KRWN
- Farmington, New Mexico; United States;
- Broadcast area: Four Corners
- Frequency: 92.5 MHz
- Branding: 92.5 KRWN

Programming
- Format: Classic rock
- Affiliations: United Stations Radio Networks

Ownership
- Owner: Hutton Broadcasting, LLC
- Sister stations: KENN, KISZ-FM

History
- First air date: 1989 (at 92.9)
- Former frequencies: 92.9 MHz (1989–2014)
- Call sign meaning: Phonetic spelling of "crown" without the vowel, significance of the name is unknown

Technical information
- Licensing authority: FCC
- Facility ID: 47096
- Class: C1
- ERP: 62,000 watts
- HAAT: 120 meters (390 ft)

Links
- Public license information: Public file; LMS;
- Webcast: Listen live
- Website: KRWN Online

= KRWN =

KRWN (92.5 FM) is a radio station with a classic rock format. It is licensed to Farmington, New Mexico serving the Four Corners area.

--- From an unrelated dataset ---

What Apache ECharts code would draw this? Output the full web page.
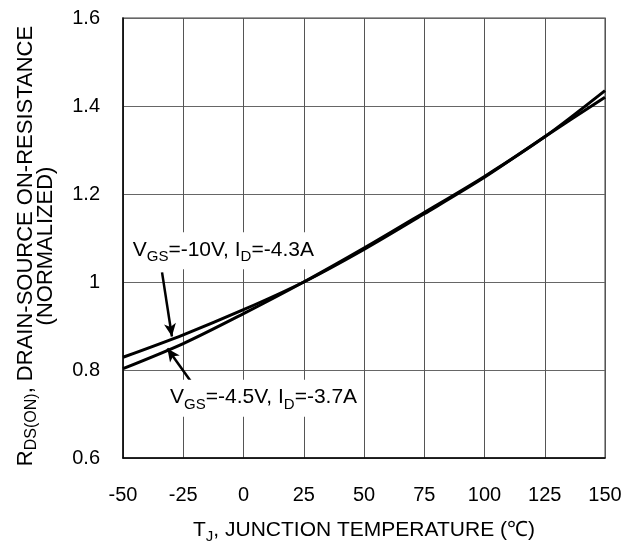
<!DOCTYPE html>
<html>
<head>
<meta charset="utf-8">
<script src="https://cdn.jsdelivr.net/npm/echarts@6/dist/echarts.min.js"></script>
<style>
  html, body { margin: 0; padding: 0; background: #fff; }
  #chart { width: 639px; height: 541px; }
</style>
</head>
<body>
<div id="chart"></div>
<script>
// junction temperature (°C) and normalized on-resistance
const temps = [-50, -25, 0, 25, 50, 75, 100, 125, 150];
const rds10V = [0.829, 0.880, 0.937, 1.0, 1.074, 1.155, 1.238, 1.330, 1.420];
const rds45V = [0.803, 0.860, 0.928, 1.0, 1.077, 1.158, 1.240, 1.330, 1.435];

// axis ranges
const xRange = [-50, 150];
const xStep = 25;
const yRange = [0.6, 1.6];
const yStep = 0.2;

// annotations, in data coordinates
const label10V = [-47.2, 1.071];
const label45V = [-31.7, 0.736];
const arrow10V = [[-33.8, 1.022], [-29.7, 0.876]];
const arrow45V = [[-20.1, 0.761], [-31.6, 0.849]];

const FONT = "'Liberation Sans', Arial, sans-serif";

function richSet(lh, size, subSize, shift) {
  return {
    n: { fontSize: size, fontFamily: FONT, color: '#000', fill: '#000', lineHeight: lh },
    s: { fontSize: subSize, fontFamily: FONT, color: '#000', fill: '#000', lineHeight: lh, padding: [shift * 2, 0, 0, 0] }
  };
}

const chart = echarts.init(document.getElementById('chart'));

const option = {
  animation: false,
  grid: {
    left: 123, right: 34, top: 18, bottom: 83,
    containLabel: false,
    outerBoundsMode: 'none',
    show: true, borderColor: '#808080', borderWidth: 1.5
  },
  xAxis: {
    type: 'value',
    min: xRange[0], max: xRange[1], interval: xStep,
    axisLine: { show: true, onZero: false, lineStyle: { color: '#000', width: 1.5 } },
    axisTick: { show: false },
    splitLine: { show: true, lineStyle: { color: '#555', width: 1 } },
    axisLabel: { fontSize: 20, fontFamily: FONT, color: '#000', margin: 27 },
    name: '{n|T}{s|J}{n|, JUNCTION TEMPERATURE (℃)}',
    nameLocation: 'middle',
    nameGap: 60,
    nameTextStyle: { rich: richSet(24, 21, 15, 7) }
  },
  yAxis: {
    type: 'value',
    min: yRange[0], max: yRange[1], interval: yStep,
    axisLine: { show: true, onZero: false, lineStyle: { color: '#000', width: 1.5 } },
    axisTick: { show: false },
    splitLine: { show: true, lineStyle: { color: '#666', width: 1 } },
    axisLabel: { fontSize: 20, fontFamily: FONT, color: '#000', margin: 23 }
  },
  series: [
    {
      name: 'VGS=-10V',
      type: 'line',
      data: temps.map((t, i) => [t, rds10V[i]]),
      smooth: 0.3,
      showSymbol: false,
      lineStyle: { color: '#000', width: 3 },
      silent: true,
      markLine: {
        silent: true,
        symbol: ['none', 'arrow'],
        symbolSize: [9, 13],
        label: { show: false },
        lineStyle: { color: '#000', width: 2.5, type: 'solid' },
        data: [
          [{ coord: arrow10V[0] }, { coord: arrow10V[1] }],
          [{ coord: arrow45V[0] }, { coord: arrow45V[1] }]
        ]
      }
    },
    {
      name: 'VGS=-4.5V',
      type: 'line',
      data: temps.map((t, i) => [t, rds45V[i]]),
      smooth: 0.3,
      showSymbol: false,
      lineStyle: { color: '#000', width: 3 },
      silent: true
    }
  ]
};

chart.setOption(option);

const p1 = chart.convertToPixel({ gridIndex: 0 }, label10V);
const p2 = chart.convertToPixel({ gridIndex: 0 }, label45V);

chart.setOption({
  graphic: [
    {
      type: 'text',
      x: 36, y: 246,
      rotation: Math.PI / 2,
      style: {
        text: '{n|R}{s|DS(ON)}{n|, DRAIN-SOURCE ON-RESISTANCE}\n{n|(NORMALIZED)}',
        rich: richSet(20, 22, 16, 6),
        align: 'center',
        verticalAlign: 'middle'
      }
    },
    {
      type: 'text',
      x: p1[0], y: p1[1],
      z: 10,
      style: {
        text: '{n|V}{s|GS}{n|=-10V, I}{s|D}{n|=-4.3A}',
        rich: richSet(24, 21, 15, 7),
        align: 'left',
        verticalAlign: 'middle',
        backgroundColor: '#fff',
        padding: [6, 3, 7, 3]
      }
    },
    {
      type: 'text',
      x: p2[0], y: p2[1],
      z: 10,
      style: {
        text: '{n|V}{s|GS}{n|=-4.5V, I}{s|D}{n|=-3.7A}',
        rich: richSet(24, 21, 15, 7),
        align: 'left',
        verticalAlign: 'middle',
        backgroundColor: '#fff',
        padding: [6, 3, 7, 3]
      }
    }
  ]
});
</script>
</body>
</html>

KRWN started out in 1989 as a top 40 radio station. It then moved to active rock, then to a mainstream rock format. In the 2010s the station transitioned to classic rock as competitor KDAG took KRWNs active rock selections. Through the format changes KRWN remained the mass appeal radio station for the four corners.

According to its website, it is the top-rated station in the area according to an audience survey taken in the fall of 2005.